YONKERS, N.Y. – Yonkers school administrators are issuing assurances of safety this week in the wake of Friday’s tragic shooting in Newtown, Conn.

Superintendent of Schools Bernard Pierorazio said Sunday the district was fully committed to the safety of its children and would continue to do everything in its power to make sure they are not in danger at school.

“We will continue to be vigilant.  We will continue to drill,” he said at a candlelight vigil honoring the victims of the shooting at Sandy Hook Elementary. “We continue to work with our police department and our emergency agencies. We will continue to strive to keep our children, your children, safe.”

Yonkers Public School students returned to the classroom Monday for the first time since Friday’s tragic shooting in Newtown, Conn. On the district website, school administrators posted tips for parents on how to talk to their children about the shooting and ways to assist children in the aftermath of a tragedy.

In addition, a Yonkers police spokesperson said Monday the department was "giving our schools special attention."

Police Commissioner Charles Gardner has also been in contact with Pierorazio to share any concerns, the police department said. 

Pierorazio pledged to continue the shared effort and work with parents to ensure the safety of Yonkers children.
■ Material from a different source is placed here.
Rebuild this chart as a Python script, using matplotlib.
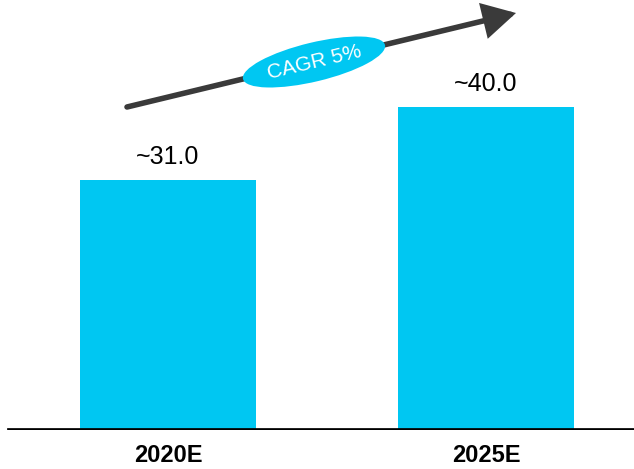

“You have my commitment on that as the leader of the 26,000 children and 4,000 employees,” he said. “We will work hand in hand side-by-side. We will look for your help. We will look for your assistance and we will commit that we will keep our schools safe.”

Speaking at the candlelight vigil, the superintendent asked those gathered not to forget the stories of heroism that arose from the tragic events. Stories like that of teacher Victoria Soto and Principal Dawn Hochsprung, both of whom died while trying to protect their students.

Pierorazio said he is confident Yonkers teachers would display the same courage.

“I assure you, every one of you, that heroism will be repeated if needed, god forbid, because our teachers and our administrators are committed to the safety of our children in this district,” he said.

Board of Education Trustee Nydia Perez echoed the sentiments.

“The heroism and instincts of protection is one that I have found in our community,” she said.